Garth has remained an artist of the people, pricing all of his tickets- from the floor seats to the nosebleeds- exactly the same to give equal opportunity to fans. His merchandise is priced as though it were 1992 again, with t-shirts for only $25 and commemorative posters for $10. He's not a greedy artist returning to the scene post-retirement for a pay day. It's clear via his actions that he's back because he loves what he does.
And then when he performs...it's like a master class in what true entertainers should exemplify. He is full of gratitude and graciousness, more energy than I've had since I was 19-years-old, and he sings every song like it's his last.
When I interviewed Jill Moreland for Mentor Monday, I remember her telling me to earn your paycheck every day.
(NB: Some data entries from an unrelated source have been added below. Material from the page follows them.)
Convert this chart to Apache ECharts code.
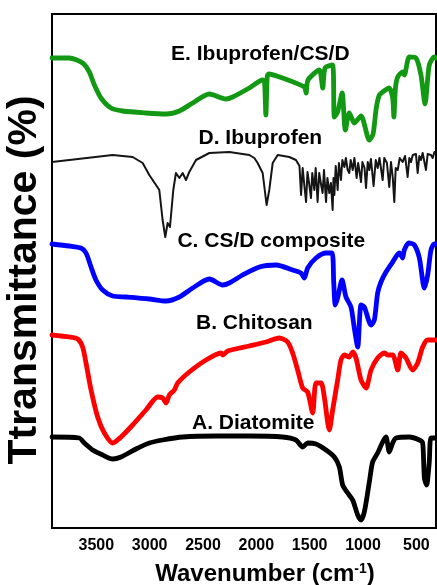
<!DOCTYPE html>
<html>
<head>
<meta charset="utf-8">
<script src="https://cdn.jsdelivr.net/npm/echarts@6/dist/echarts.min.js"></script>
<style>
  html, body { margin: 0; padding: 0; background: #fff; }
  #chart { width: 437px; height: 585px; }
</style>
</head>
<body>
<div id="chart"></div>
<script>
// FTIR spectra, stacked with vertical offsets (relative transmittance, a.u.)

// A. Diatomite
const waveA = [4000,3744,3697,3619,3525,3431,3353,3213,3088,2963,2775,2463,2150,1838,1713,1650,1603,1525,1431,1353,1306,1275,1228,1181,1134,1103,1072,1025,994,947,900,869,838,806,775,650,556,525,509,488,463,447,400];
const transA = [91,90,85,78,73,69,71,79,85,88,91,92,92,91,88,81,85,84,78,71,61,43,35,28,13,8,16,46,66,75,86,91,76,85,90,91,88,85,50,43,66,90,90];

// B. Chitosan
const waveB = [4000,3838,3759,3713,3681,3634,3572,3509,3431,3353,3244,3119,3009,2963,2931,2900,2853,2822,2713,2556,2416,2400,2353,2150,1994,1869,1791,1744,1697,1650,1603,1556,1525,1478,1447,1400,1369,1322,1291,1259,1213,1181,1150,1103,1056,1009,947,884,853,806,759,728,681,619,572,525,478,400];
const transB = [193,191,189,181,165,138,111,95,85,91,103,118,131,130,125,133,138,145,156,168,175,173,177,182,186,190,186,175,158,140,136,115,145,145,131,98,118,148,168,173,171,176,170,148,140,158,170,175,173,173,158,175,170,158,165,181,188,188];

// C. CS/D composite
const waveC = [4000,3838,3728,3681,3634,3588,3525,3431,3306,3088,2931,2806,2681,2525,2400,2338,2213,2056,1900,1744,1666,1634,1603,1525,1431,1375,1359,1344,1322,1281,1244,1197,1166,1134,1103,1072,1009,978,947,916,869,806,744,713,697,656,603,556,509,478,447,416,400];
const transC = [284,282,280,275,261,248,238,232,231,229,227,231,240,249,243,245,253,261,263,258,255,250,260,270,275,275,246,223,230,248,231,221,200,181,223,221,203,208,235,246,256,266,275,270,278,285,283,270,240,253,278,284,284];

// D. Ibuprofen
const waveD = [4000,3431,3244,3150,3088,3025,2994,2963,2938,2916,2894,2863,2838,2806,2775,2744,2713,2650,2525,2338,2150,2103,2072,2025,1988,1963,1931,1884,1775,1713,
  1697,1680,1665,1650,1632,1618,1605,1590,1572,1560,
  1541,1528,1510,1495,1480,1463,1450,1431,1418,1400,
  1385,1369,1361,1353,1340,1322,1310,1291,1278,1259,
  1245,1228,1213,1200,1181,1165,1144,1130,1115,1103,
  1090,1070,1056,1040,1025,1010,985,965,947,930,
  900,885,860,838,822,805,791,778,759,740,
  713,690,666,650,634,618,603,588,572,556,
  541,525,494,478,463,447,431,415,400];
const transD = [366,373,371,365,353,343,338,308,291,305,301,338,355,350,355,348,356,368,375,376,373,370,365,355,323,338,365,373,371,368,
  366,362,333,360,340,326,356,345,330,355,
  338,360,326,355,345,335,358,326,350,335,
  345,318,350,333,362,338,365,348,368,361,
  370,358,355,368,358,370,350,365,355,346,
  366,360,340,366,358,369,342,368,360,370,
  348,370,365,341,366,350,326,360,358,370,
  366,372,351,370,366,373,372,374,355,372,
  368,375,358,374,372,373,370,376,374];

// E. Ibuprofen/CS/D
const waveE = [4000,3838,3713,3650,3603,3541,3447,3338,3119,2931,2806,2681,2525,2369,2306,2150,2025,2008,1995,1982,1969,1838,1634,1618,1600,1494,1462,1440,1370,1353,1322,1280,1250,1213,1190,1166,1103,1025,990,960,931,900,840,806,795,780,759,713,697,650,588,541,503,463,416,400];
const transE = [470,470,465,456,443,430,420,417,415,414,417,425,434,429,431,440,448,447,413,452,454,450,441,435,448,458,440,460,463,411,416,435,398,415,410,405,412,388,394,420,433,436,440,430,411,440,451,456,453,471,470,453,424,463,471,470];

// Curve captions, anchored in data space
const labelText  = ['E. Ibuprofen/CS/D', 'D. Ibuprofen', 'C. CS/D composite', 'B. Chitosan', 'A. Diatomite'];
const labelWave  = [2047, 2047, 1944, 2103, 2113];
const labelTrans = [474, 390, 287, 205, 105];

const tickWaves = [3500, 3000, 2500, 2000, 1500, 1000, 500];

const zip = (w, t) => w.map((x, i) => [x, t[i]]);
const FONT = '"Liberation Sans", Arial, sans-serif';

const chart = echarts.init(document.getElementById('chart'), null, { renderer: 'canvas' });

const thick = (name, w, t, color) => ({
  name, type: 'line', data: zip(w, t), showSymbol: false, smooth: 0.25,
  lineStyle: { color, width: 4.8, join: 'round', cap: 'round' },
  silent: true
});

chart.setOption({
  backgroundColor: '#fff',
  animation: false,
  grid: {
    left: 52, right: 1, top: 14, bottom: 57, outerBoundsMode: 'none',
    show: true, borderColor: '#000', borderWidth: 2, backgroundColor: 'transparent'
  },
  xAxis: {
    type: 'value', min: 400, max: 4000, inverse: true,
    axisLine: { show: true, lineStyle: { color: '#000', width: 2 } },
    axisTick: { show: false },
    splitLine: { show: false },
    axisLabel: {
      customValues: tickWaves,
      formatter: v => String(v),
      color: '#000', fontSize: 16, fontWeight: 'bold', fontFamily: FONT,
      margin: 10, padding: [0, 18, 0, 0]
    },
    name: '{a|Wavenumber (cm}{s|-1}{a|)}',
    nameLocation: 'middle', nameGap: 34,
    nameTextStyle: {
      padding: [0, 0, 0, 42],
      rich: {
        a: { fontSize: 24, fontWeight: 'bold', fontFamily: FONT, color: '#000' },
        s: { fontSize: 14, fontWeight: 'bold', fontFamily: FONT, color: '#000', verticalAlign: 'top', padding: [0, 0, 10, 0] }
      }
    }
  },
  yAxis: {
    type: 'value', min: 0, max: 514,
    axisLine: { show: true, lineStyle: { color: '#000', width: 2 } },
    axisTick: { show: false }, axisLabel: { show: false }, splitLine: { show: false },
    name: 'Ttransmittance (%)', nameLocation: 'middle', nameGap: 7, nameRotate: 90,
    nameTextStyle: { fontSize: 41, fontWeight: 'bold', fontFamily: FONT, color: '#000', padding: [0, 18, 0, 0] }
  },
  series: [
    thick('A. Diatomite', waveA, transA, '#000000'),
    thick('B. Chitosan', waveB, transB, '#ff0000'),
    thick('C. CS/D composite', waveC, transC, '#0000ff'),
    {
      name: 'D. Ibuprofen', type: 'line', data: zip(waveD, transD), showSymbol: false,
      lineStyle: { color: '#151515', width: 2, join: 'round' }, silent: true
    },
    thick('E. Ibuprofen/CS/D', waveE, transE, '#129812'),
    {
      name: 'captions', type: 'scatter', symbolSize: 0, silent: true, z: 5,
      itemStyle: { color: '#000', opacity: 1 },
      data: labelText.map((s, i) => [labelWave[i], labelTrans[i], s]),
      label: {
        show: true, position: 'inside', formatter: p => p.data[2],
        color: '#000', opacity: 1, textBorderWidth: 0,
        fontSize: 21, fontWeight: 'bold', fontFamily: FONT
      }
    }
  ]
});
</script>
</body>
</html>
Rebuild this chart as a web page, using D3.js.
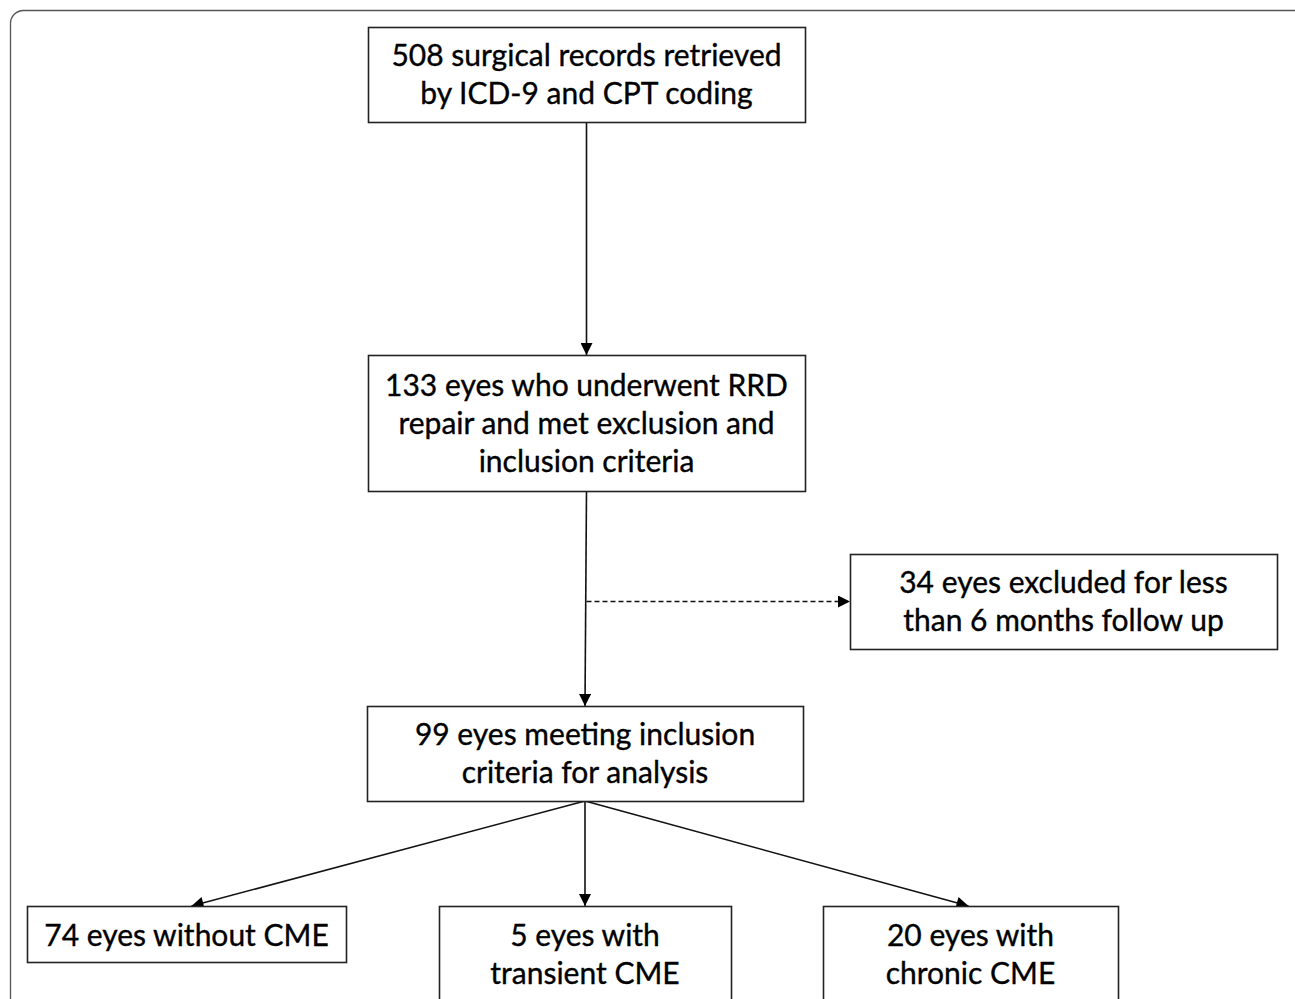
<!DOCTYPE html>
<html>
<head>
<meta charset="utf-8">
<script src="https://cdnjs.cloudflare.com/ajax/libs/d3/7.8.5/d3.min.js"></script>
<style>
  html, body { margin: 0; padding: 0; background: #fff; }
  svg { display: block; }
</style>
</head>
<body>
<div id="chart"></div>
<script>
// node labels (one entry per line)
var labels = [
  ['508 surgical records retrieved', 'by ICD-9 and CPT coding'],
  ['133 eyes who underwent RRD', 'repair and met exclusion and', 'inclusion criteria'],
  ['34 eyes excluded for less', 'than 6 months follow up'],
  ['99 eyes meeting inclusion', 'criteria for analysis'],
  ['74 eyes without CME'],
  ['5 eyes with', 'transient CME'],
  ['20 eyes with', 'chronic CME']
];

// links between nodes: [from, to, dashed]
var links = [
  [0, 1, false],
  [1, 3, false],
  [1, 2, true],
  [3, 4, false],
  [3, 5, false],
  [3, 6, false]
];

// layout of the boxes (x0, y0, x1, y1)
var boxes = [
  [368, 27, 805, 122],
  [368, 355, 805, 491],
  [850, 554, 1277, 649],
  [367, 706, 803, 801],
  [27, 906, 346, 962],
  [439, 906, 731, 1010],
  [823, 906, 1118, 1010]
];

var width = 1295;
var height = 999;
var lineH = 38;

var svg = d3.select('#chart').append('svg')
  .attr('width', width)
  .attr('height', height);

var defs = svg.append('defs');
defs.append('marker')
  .attr('id', 'arrow')
  .attr('viewBox', '0 0 10 10')
  .attr('refX', 10)
  .attr('refY', 5)
  .attr('markerWidth', 15)
  .attr('markerHeight', 12)
  .attr('markerUnits', 'userSpaceOnUse')
  .attr('orient', 'auto')
  .append('path')
  .attr('d', 'M0,0L10,5L0,10Z')
  .attr('fill', '#000');

// outer frame
svg.append('rect')
  .attr('x', 10.5)
  .attr('y', 10.5)
  .attr('width', 1300)
  .attr('height', 1100)
  .attr('rx', 13)
  .attr('fill', 'none')
  .attr('stroke', '#555')
  .attr('stroke-width', 1.3);

function cx(b) { return (b[0] + b[2]) / 2; }

// anchor points of the links
function linkPath(l) {
  var a = boxes[l[0]], b = boxes[l[1]];
  var sx = cx(a), sy = a[3];
  if (l[2]) {
    // branch off the vertical line towards the side box
    var ty = (b[1] + b[3]) / 2;
    return [[cx(boxes[1]), ty], [b[0], ty]];
  }
  return [[sx, sy], [cx(b) + (l[1] === 4 ? 5 : 0) - (l[1] === 6 ? 2 : 0), b[1]]];
}

var line = d3.line();

svg.append('g').selectAll('path')
  .data(links)
  .join('path')
  .attr('d', function(d) { return line(linkPath(d)); })
  .attr('fill', 'none')
  .attr('stroke', '#111')
  .attr('stroke-width', 1.6)
  .attr('stroke-dasharray', function(d) { return d[2] ? '5,3' : null; })
  .attr('marker-end', 'url(#arrow)');

var node = svg.append('g').selectAll('g')
  .data(labels)
  .join('g');

node.append('rect')
  .attr('x', function(d, i) { return boxes[i][0] + 0.5; })
  .attr('y', function(d, i) { return boxes[i][1] + 0.5; })
  .attr('width', function(d, i) { return boxes[i][2] - boxes[i][0]; })
  .attr('height', function(d, i) { return boxes[i][3] - boxes[i][1]; })
  .attr('fill', '#fff')
  .attr('stroke', '#222')
  .attr('stroke-width', 1.6);

node.each(function(d, i) {
  var b = boxes[i];
  var top = (i >= 4) ? 935 : (b[1] + b[3]) / 2 - (d.length - 1) * lineH / 2;
  d3.select(this).selectAll('text')
    .data(d)
    .join('text')
    .attr('x', cx(b))
    .attr('y', function(t, j) { return top + j * lineH; })
    .attr('dy', '0.35em')
    .attr('text-anchor', 'middle')
    .attr('font-family', 'Lato, "Open Sans", sans-serif')
    .attr('font-size', 30)
    .attr('fill', '#000')
    .attr('stroke', '#000')
    .attr('stroke-width', 0.35)
    .text(function(t) { return t; });
});
</script>
</body>
</html>
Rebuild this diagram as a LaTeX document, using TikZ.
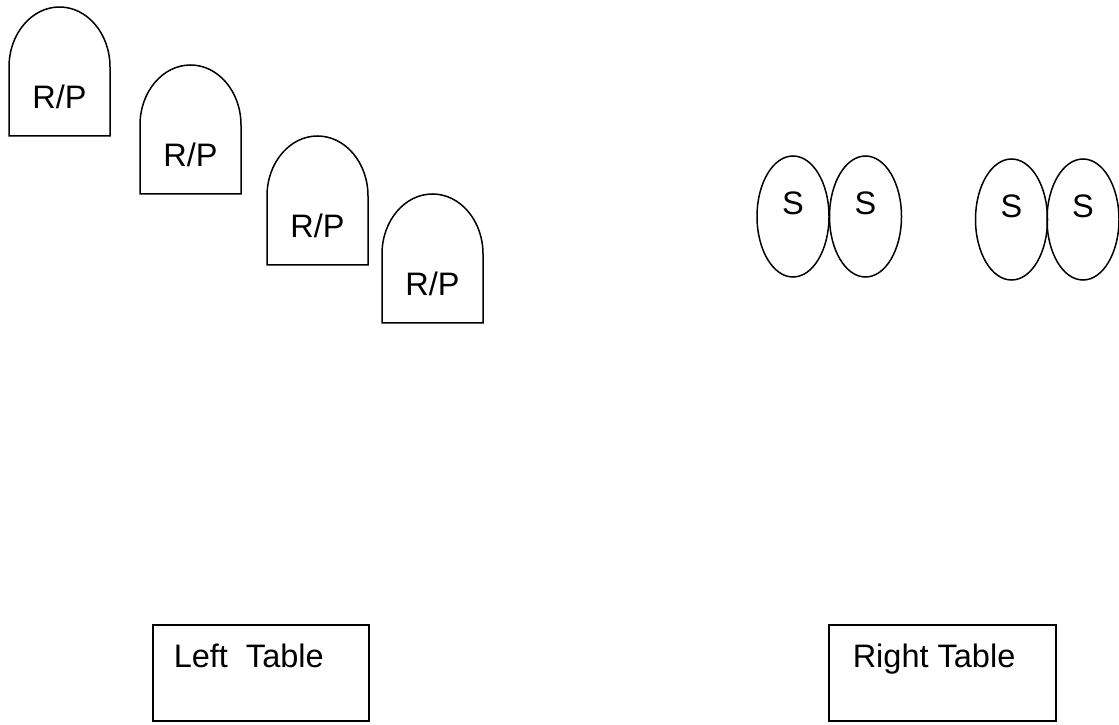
\documentclass[tikz,border=0pt]{standalone}
\usepackage{fontspec}
\setmainfont{Liberation Sans}
\usetikzlibrary{shapes.geometric}

\begin{document}
\begin{tikzpicture}[x=1pt, y=1pt, line width=1.5pt,
  lbl/.style={font=\fontsize{32.5}{39}\selectfont, inner sep=0pt},
  seat/.style={draw, ellipse, minimum width=72pt, minimum height=121pt, inner sep=0pt},
  table/.style={draw, rectangle, minimum width=#1, minimum height=96pt, inner sep=0pt}]
\useasboundingbox (0,0) rectangle (1119,724);
\foreach \x/\y/\n in {9/588/1, 140/530/2, 267/459/3, 382/401/4}{
\draw (\x,\y) -- (\x,\y+69) arc[start angle=180, end angle=0, x radius=50.5, y radius=60] -- (\x+101,\y) -- cycle;
\node[lbl] (rp\n) at (\x+50.5,\y+39) {R/P};
}
\foreach \x/\y/\n in {793/507.5/1, 865.5/507.5/2, 1011.5/504.5/3, 1083/504.5/4}{
\node[seat] (s\n) at (\x,\y) {};
\node[lbl] (st\n) at ([yshift=13pt]s\n.center) {S};
}
\node[table=216pt] (lt) at (261,51) {};
\node[lbl, anchor=base west] (ltl) at (173,57) {Left\ \ Table};
\node[table=227pt] (rt) at (942.5,51) {};
\node[lbl, anchor=base west] (rtl) at (852,57) {Right Table};
\end{tikzpicture}
\end{document}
I've applied that advice to everything in my life now, striving to work as hard as I can and earn it, and I've begun to realize this is what all of the greats do.
I certainly witnessed Garth earning every penny from each ticket purchased, from every piece of merchandise sold, from every album ever purchased. This was more than a job, and it was more than an obligation. He seemed genuinely excited to be there, and from the deafening roar of the crowd (it's three days later, and I'm slowly regaining my hearing), the feeling was reciprocal.
Garth played all the hits and crowd favorites, ranging from "Callin' Baton Rouge" to "Rodeo" and "Friends in Low Places," inserting just a couple of his newer songs into the set. He left it all on the stage, just as he does every night, and he rarely relies on the smoke and mirrors of production to back it all up.
He's just Garth. And that's a hell of a lot to live up to.